In his book Truth and Tolerance, Joseph Cardinal Ratzinger (later Pope Benedict XVI) aptly describes this all too common modern understanding of religion through an illustration (drawn from a Buddhist parable) in which a mighty king leads an elephant out in front of a gathered group of blind people. Each blind man is only allowed to touch one part of the elephant; one a tusk, another a foot, a third an eye, etc. When the king asks the group what an elephant is like the men begin brawling with one another, each proclaiming the elephant is like something different, based solely on their very limited experience of one part of the elephant. Ratzinger points out that,
The conflict between religions seems to people today like the quarrel of those born blind in the story. For we are all born blind to the mysteries of divinity, so it seems. For the way people think today, Christianity by no means finds itself better placed than other religions - on the contrary, with its claim to be true, it seems particularly blind to the limits of all our knowledge concerning what is divine... (pgs. 162-163)
But is this parable an accurate account of the state of world religions? Suppose one religion wasn't "man's search for God," but rather was "God's search for man." Suppose one of the proverbial roads leading up the mountain, actually ran down from God to us. In that case, the group of "blind men" would have among their number one who could see, better still - it would have a man who could see who was a professional zoologist with a PhD in elephantine studies and decades spent in intensive field research of elephants. If the group contained such a man, would it be wise to laugh at his answer to the question, "what is an elephant like?"

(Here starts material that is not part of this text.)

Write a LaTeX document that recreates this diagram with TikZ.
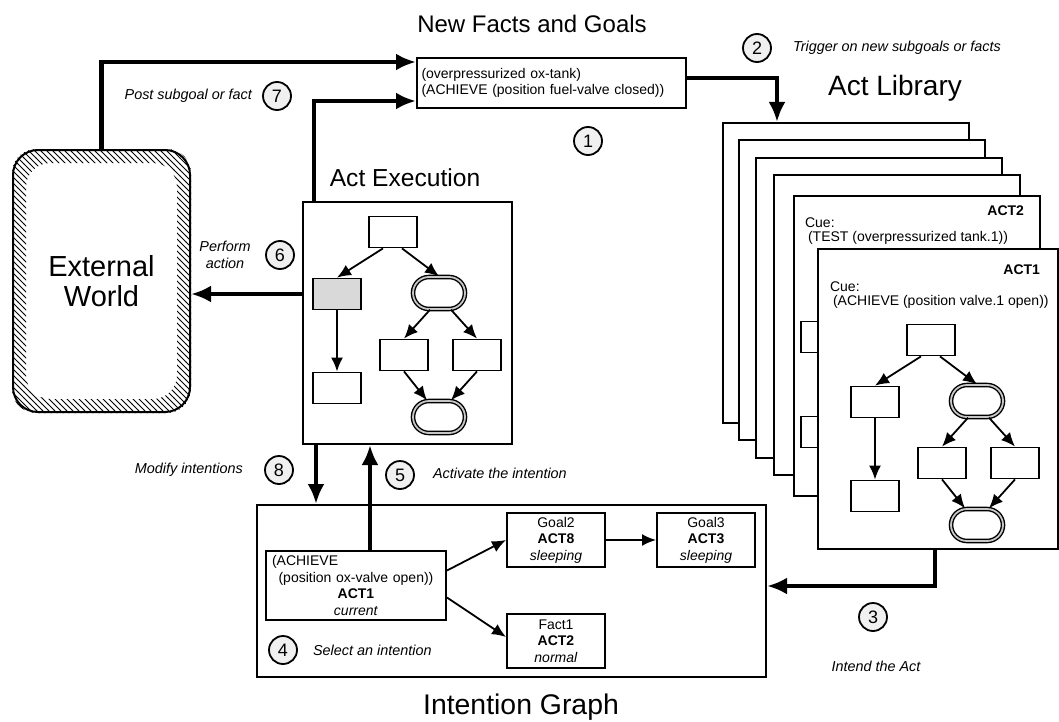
\documentclass[tikz,border=0pt]{standalone}
\usepackage{fontspec}
\setmainfont{Liberation Sans}
\usepackage{tikz}
\usetikzlibrary{arrows.meta}
\usetikzlibrary{shapes.misc}
\usetikzlibrary{patterns}
\newcommand{\fsz}[1]{\fontsize{#1}{1.2\dimexpr #1pt\relax}\selectfont}
\newcommand{\actgraph}[2]{%
	\node[box] (#1top) at (393,232) {};
	\node[box, fill=#2] (#1l) at (337,294) {};
	\node[oval] (#1o) at (439,293) {};
	\node[box] (#1ll) at (337,388) {};
	\node[box] (#1ml) at (404,355) {};
	\node[box] (#1mr) at (477,355) {};
	\node[oval] (#1b) at (439,417) {};
	\draw[thinarrow] ([xshift=-5pt]#1top.south) -- (#1l.north);
	\draw[thinarrow] ([xshift=4.5pt]#1top.south) -- (#1o.north);
	\draw[thinarrow] ([xshift=-4.5pt]#1o.south) -- (#1ml.north);
	\draw[thinarrow] ([xshift=6pt]#1o.south) -- (#1mr.north);
	\draw[thinarrow] (#1ml.south) -- ([xshift=-6pt]#1b.north);
	\draw[thinarrow] (#1mr.south) -- ([xshift=6pt]#1b.north);
	\draw[thinarrow] (#1l.south) -- (#1ll.north);
}

\begin{document}
\begin{tikzpicture}
	[x=0.5pt, y=-0.5pt,
	box/.style={draw, line width=0.9pt, fill=white, minimum width=24pt, minimum height=15.5pt, inner sep=0pt},
	oval/.style={rounded rectangle, draw, line width=0.7pt, double=gray!45, double distance=0.9pt, minimum width=26pt, minimum height=16pt, inner sep=0pt},
	card/.style={draw, fill=white, line width=1pt, anchor=north west, minimum width=123pt, minimum height=150pt, inner sep=0pt},
	num/.style={circle, draw, line width=0.9pt, fill=gray!12, minimum size=14pt, inner sep=0pt, font=\fsz{9}},
	bigarrow/.style={line width=2.2pt, -{Latex[length=10pt,width=8.5pt]}},
	thinarrow/.style={line width=0.9pt, -{Latex[length=7pt,width=6pt]}},
	lbl/.style={font=\itshape\fsz{7.2}},
	txt/.style={font=\fsz{7}},
	ibox/.style={draw, line width=1pt, align=center, inner sep=0.5pt, font=\fontsize{7}{8.3}\selectfont}]
	\useasboundingbox (0,0) rectangle (1059,722);

	\node[draw, line width=1pt, rounded corners=12.5pt, minimum width=88.5pt, minimum height=131pt, align=center, font=\fontsize{14.5}{15}\selectfont] (ext) at (101.5,281) {External\\World};
	\fill[pattern=north west lines, even odd rule, rounded corners=12pt] (ext.north west) rectangle (ext.south east)
		([shift={(7pt,-7pt)}]ext.north west) rectangle ([shift={(-7pt,7pt)}]ext.south east);

	\node[font=\fsz{12}] (tfacts) at (532,24) {New Facts and Goals};
	\node[draw, line width=1pt, minimum width=134.5pt, minimum height=25pt, text width=130pt, align=left, inner sep=2pt, font=\fontsize{7}{8}\selectfont] (facts) at (551.5,83)
		{(overpressurized ox-tank)\\(ACHIEVE (position fuel-valve closed))};

	\node[font=\fsz{14}] (tlib) at (895,88) {Act Library};
	\node[card] (lib1) at (722,122) {};
	\node[card] (lib2) at (738,139) {};
	\node[card] (lib3) at (755,157) {};
	\node[card] (lib4) at (773,174) {};
	\node[card] (lib5) at (793,195) {};
	\node[anchor=east, font=\bfseries\fsz{7}] (act2) at (1031,211) {ACT2};
	\node[anchor=west, txt] (cue2) at (798,223) {Cue:};
	\node[anchor=west, txt] (test2) at (801,238) {(TEST (overpressurized tank.1))};
	\node[box] (hid1) at (825,337) {};
	\node[box] (hid2) at (825,432) {};
	\node[card, minimum width=120pt] (lib6) at (817,248) {};
	\node[anchor=east, font=\bfseries\fsz{7}] (act1) at (1047,270) {ACT1};
	\node[anchor=west, txt] (cue1) at (823,287) {Cue:};
	\node[anchor=west, txt] (ach1) at (826,302) {(ACHIEVE (position valve.1 open))};
	\begin{scope}[shift={(538,108)}]
		\actgraph{a}{white}
	\end{scope}

	\node[font=\fsz{12.3}] (texec) at (405,178) {Act Execution};
	\node[draw, line width=1pt, minimum width=104.5pt, minimum height=121pt] (exec) at (407.5,323) {};
	\actgraph{x}{gray!30}

	\node[draw, line width=1pt, minimum width=254.5pt, minimum height=86pt] (ig) at (511.5,591) {};
	\node[font=\fsz{14.2}] (tig) at (521,707) {Intention Graph};
	\node[ibox, minimum width=90pt, minimum height=34.5pt, text width=88pt] (ach) at (356,585.5)
		{\makebox[88pt][l]{\hspace*{2pt}(ACHIEVE}\\(position ox-valve open))\\\textbf{ACT1}\\\textit{current}};
	\node[ibox, minimum width=49pt, minimum height=27pt] (goal2) at (556,540) {Goal2\\\textbf{ACT8}\\\textit{sleeping}};
	\node[ibox, minimum width=49pt, minimum height=27pt] (fact1) at (556,641) {Fact1\\\textbf{ACT2}\\\textit{normal}};
	\node[ibox, minimum width=49pt, minimum height=27pt] (goal3) at (706,540) {Goal3\\\textbf{ACT3}\\\textit{sleeping}};
	\draw[thinarrow] ([yshift=7.5pt]ach.east) -- (goal2.west);
	\draw[thinarrow] ([yshift=-6pt]ach.east) -- ([yshift=2pt]fact1.west);
	\draw[thinarrow] (goal2.east) -- (goal3.west);

	\draw[bigarrow] (ext.north) |- ([yshift=-2.5pt]facts.north west);
	\draw[bigarrow] ([xshift=6pt]exec.north west) |- ([yshift=4pt]facts.south west);
	\draw[bigarrow] ([yshift=2.5pt]facts.east) -| ([xshift=27.5pt]lib1.north west);
	\draw[bigarrow] (exec.west |- xl) -- (ext.east |- xl);
	\draw[bigarrow] ([xshift=7pt]exec.south west) -- ([xshift=7pt]exec.south west |- ig.north);
	\draw[bigarrow] ([xshift=7pt]ach.north) -- ([xshift=7pt]ach.north |- exec.south);
	\draw[bigarrow] ([xshift=59pt]lib6.south west) |- ([yshift=2.5pt]ig.east);

	\node[num] (n1) at (588,141) {1};
	\node[num] (n2) at (757,48) {2};
	\node[num] (n3) at (873,617) {3};
	\node[num] (n4) at (283,650) {4};
	\node[num] (n5) at (400,475) {5};
	\node[num] (n6) at (280,255) {6};
	\node[num] (n7) at (277,96) {7};
	\node[num] (n8) at (279,470) {8};

	\node[lbl, anchor=east] (l7) at (259,96) {Post subgoal or fact};
	\node[lbl, anchor=west] (l2) at (786,48) {Trigger on new subgoals or facts};
	\node[lbl, align=center] (l6) at (225,255) {Perform\\action};
	\node[lbl, anchor=east] (l8) at (250,470) {Modify intentions};
	\node[lbl, anchor=west] (l5) at (426,473) {Activate the intention};
	\node[lbl, anchor=west] (l4) at (306,650) {Select an intention};
	\node[lbl] (l3) at (876,666) {Intend the Act};
\end{tikzpicture}
\end{document}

This, however, is the exact claim Christianity makes for itself among the world religions - it claims not to be the product of men with a limited experience of the Divine, but to be nothing less than the self revelation of God. The Buddhist parable, while clever, merely "begs the question," assuming that all religions are in the same category, that they all are the products of man's attempt to reach God.

Such is the claim of Christianity, but is there any reason to believe such a revelation, such sure knowledge of God (even if it be incomplete) is within mankind's grasp? Surely, a look at the person of Jesus Christ and the history of Christianity would be one way, even the best way, to answer whether or not Christianity is this "road down the mountain," but a more fundamental question might be whether we can really expect man to have any sure knowledge of God, even in the next life.

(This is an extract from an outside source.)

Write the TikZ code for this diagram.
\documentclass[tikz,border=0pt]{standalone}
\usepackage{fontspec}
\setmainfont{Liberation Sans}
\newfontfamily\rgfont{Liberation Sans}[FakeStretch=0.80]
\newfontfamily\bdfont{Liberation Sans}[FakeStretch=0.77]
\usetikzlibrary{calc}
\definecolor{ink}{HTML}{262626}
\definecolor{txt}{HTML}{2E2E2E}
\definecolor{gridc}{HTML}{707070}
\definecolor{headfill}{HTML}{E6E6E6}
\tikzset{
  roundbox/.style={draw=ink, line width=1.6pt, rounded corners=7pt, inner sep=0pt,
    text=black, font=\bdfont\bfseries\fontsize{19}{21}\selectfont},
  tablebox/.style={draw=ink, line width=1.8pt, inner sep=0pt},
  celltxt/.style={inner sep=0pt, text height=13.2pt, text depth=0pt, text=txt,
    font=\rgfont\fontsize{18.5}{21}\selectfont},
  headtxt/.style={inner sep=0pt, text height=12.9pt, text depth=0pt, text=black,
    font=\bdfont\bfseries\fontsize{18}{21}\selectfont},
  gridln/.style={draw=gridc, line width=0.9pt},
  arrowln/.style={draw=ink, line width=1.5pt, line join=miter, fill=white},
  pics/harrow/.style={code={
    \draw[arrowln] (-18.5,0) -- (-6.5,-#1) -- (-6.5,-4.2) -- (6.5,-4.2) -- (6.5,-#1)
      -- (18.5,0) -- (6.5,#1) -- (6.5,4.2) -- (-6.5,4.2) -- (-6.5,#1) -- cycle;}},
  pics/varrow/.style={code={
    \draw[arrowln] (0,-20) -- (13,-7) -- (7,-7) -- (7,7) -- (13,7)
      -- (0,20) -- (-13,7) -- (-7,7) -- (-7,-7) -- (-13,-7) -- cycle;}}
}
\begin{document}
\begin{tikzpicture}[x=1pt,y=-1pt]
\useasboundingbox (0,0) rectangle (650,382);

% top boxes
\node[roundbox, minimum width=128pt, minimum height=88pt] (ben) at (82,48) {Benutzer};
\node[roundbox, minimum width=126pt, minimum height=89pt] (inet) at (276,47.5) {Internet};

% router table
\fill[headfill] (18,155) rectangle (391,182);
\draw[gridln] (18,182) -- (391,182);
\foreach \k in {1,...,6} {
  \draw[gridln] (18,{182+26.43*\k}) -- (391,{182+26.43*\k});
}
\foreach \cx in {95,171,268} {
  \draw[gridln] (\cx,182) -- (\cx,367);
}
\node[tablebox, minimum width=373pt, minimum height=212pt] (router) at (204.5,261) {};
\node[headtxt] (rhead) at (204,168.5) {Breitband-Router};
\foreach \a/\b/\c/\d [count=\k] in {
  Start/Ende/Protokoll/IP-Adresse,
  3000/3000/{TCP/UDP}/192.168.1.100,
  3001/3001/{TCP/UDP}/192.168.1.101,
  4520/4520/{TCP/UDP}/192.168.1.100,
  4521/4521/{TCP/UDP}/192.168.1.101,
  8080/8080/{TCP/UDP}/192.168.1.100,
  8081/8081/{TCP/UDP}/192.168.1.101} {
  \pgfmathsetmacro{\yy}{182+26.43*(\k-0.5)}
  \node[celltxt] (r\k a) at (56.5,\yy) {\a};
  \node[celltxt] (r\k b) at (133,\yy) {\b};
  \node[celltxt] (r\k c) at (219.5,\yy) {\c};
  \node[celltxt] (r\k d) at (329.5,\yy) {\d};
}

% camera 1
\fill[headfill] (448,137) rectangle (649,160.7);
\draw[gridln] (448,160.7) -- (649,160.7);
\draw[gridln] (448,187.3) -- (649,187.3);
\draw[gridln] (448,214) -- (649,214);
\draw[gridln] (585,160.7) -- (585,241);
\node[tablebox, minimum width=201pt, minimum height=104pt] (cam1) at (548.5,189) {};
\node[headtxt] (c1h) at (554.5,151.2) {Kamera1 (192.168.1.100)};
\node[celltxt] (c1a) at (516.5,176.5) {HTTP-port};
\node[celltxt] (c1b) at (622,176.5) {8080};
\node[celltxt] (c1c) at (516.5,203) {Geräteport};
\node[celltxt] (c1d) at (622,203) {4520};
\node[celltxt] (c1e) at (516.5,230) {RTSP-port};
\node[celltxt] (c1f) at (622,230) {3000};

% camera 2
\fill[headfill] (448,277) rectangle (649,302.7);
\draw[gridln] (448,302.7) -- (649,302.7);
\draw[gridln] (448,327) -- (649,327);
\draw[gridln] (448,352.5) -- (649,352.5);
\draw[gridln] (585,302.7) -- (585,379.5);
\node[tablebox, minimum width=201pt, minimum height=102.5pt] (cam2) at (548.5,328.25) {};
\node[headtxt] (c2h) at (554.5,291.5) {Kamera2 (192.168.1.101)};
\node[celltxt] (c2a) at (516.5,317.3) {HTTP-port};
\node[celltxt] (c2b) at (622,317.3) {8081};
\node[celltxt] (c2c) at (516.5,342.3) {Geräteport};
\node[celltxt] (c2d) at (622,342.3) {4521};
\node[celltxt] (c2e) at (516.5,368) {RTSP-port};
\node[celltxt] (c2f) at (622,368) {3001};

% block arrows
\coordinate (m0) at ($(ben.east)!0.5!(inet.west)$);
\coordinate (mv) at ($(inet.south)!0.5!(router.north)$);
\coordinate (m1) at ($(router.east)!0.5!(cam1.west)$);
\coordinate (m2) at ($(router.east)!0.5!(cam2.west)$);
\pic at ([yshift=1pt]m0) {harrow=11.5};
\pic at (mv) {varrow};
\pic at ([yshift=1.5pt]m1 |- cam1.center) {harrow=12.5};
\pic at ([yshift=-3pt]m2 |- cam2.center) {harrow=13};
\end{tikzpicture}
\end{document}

No less a mind than the great St. Thomas Aquinas grappled with this question in his Summa Theologiae, where he asks whether or not even the blessed can see the essence of God. Aquinas argues that they must because
the ultimate beatitude of man consists in the use of his highest function, which is the operation of his intellect; if we suppose that the created intellect could never see God, it would either never attain to beatitude, or its beatitude would consist in something else beside God; which is opposed to faith. For the ultimate perfection of the rational creature is to be found in that which is the principle of its being; since a thing is perfect so far as it attains to its principle. Further the same opinion (that man cannot really ever know God) is also against reason. For there resides in every man a natural desire to know the cause of any effect which he sees; and thence arises wonder in men. But if the intellect of the rational creature could not reach so far as to the first cause of things, the natural desire would remain void.
Hence it must be absolutely granted that the blessed see the essence of God. (S. Th, Prima Pars, Q 12)
From this we can conclude that sure knowledge, even if it be necessarily incomplete knowledge, of God must be available to men in this life, for how could men be expected to see the very essence of the Almighty in heaven while simultaneously being completely unable to know Him at all in this life?

Perhaps, though, the best answer to the claim that all religions are equally false and mythic isn't an argument at all. Perhaps the visceral experience we Christians have felt when we crossed over from a distant, unknowable God, to the Risen One. I can think of no one who describes this better than atheist-turned-Christian, CS Lewis,
"Men are reluctant to pass over from the notion of an abstract and negative deity to the living God. I do not wonder. Here lies the deepest taproot of Pantheism and of the objection to traditional imagery. It was hated not, at bottom, because it pictured Him as a man but because it pictured Him as a king, or even as a warrior. The Pantheist’s God does nothing, demands nothing. He is there if you wish for Him, like a book on a shelf. He will not pursue you. There is no danger that at anytime Heaven and Earth should flee away at His glance. If He were the truth, then we could really say that all the Christian images of kingship were a historical accident of which our religion ought to be purged. It is with a shock that we discover them to be indispensable. You have had a shock like that before, in connection with smaller matters – when the line pulls at your hand, when something breathes beside you in the darkness. So here; the shock comes at the precise moment when the thrill of life is communicated to us along the clue we have been following. It is always shocking to meet life where we thought we were alone. “Look out!” we cry, “it’s alive!” And therefore this is the very point at which so many draw back – I would have done so myself if I could – and proceed no further with Christianity. An “impersonal God” – well and good. A subjective God of beauty, truth and goodness, inside our own heads – better still. A formless life force surging through us, a vast power which we can tap – best of all. But God Himself, alive, pulling at the other end of the cord, perhaps approaching at an infinite speed, the hunter, king, husband – that is quite another matter. There comes a moment when the children who have been playing at burglars hush suddenly: was that a real footstep in the hall? There comes a moment when people who have been dabbling in religion (“Man’s search for God”!) suddenly draw back. Supposing we found Him? We never meant it to come to that! Worse still, supposing He had found us?" (C.S. Lewis - Miracles, chapter 11)
It is in the person of Jesus Christ that God has indeed "found us" who belong to Him and God will, if only they allow it, find those who do not yet belong.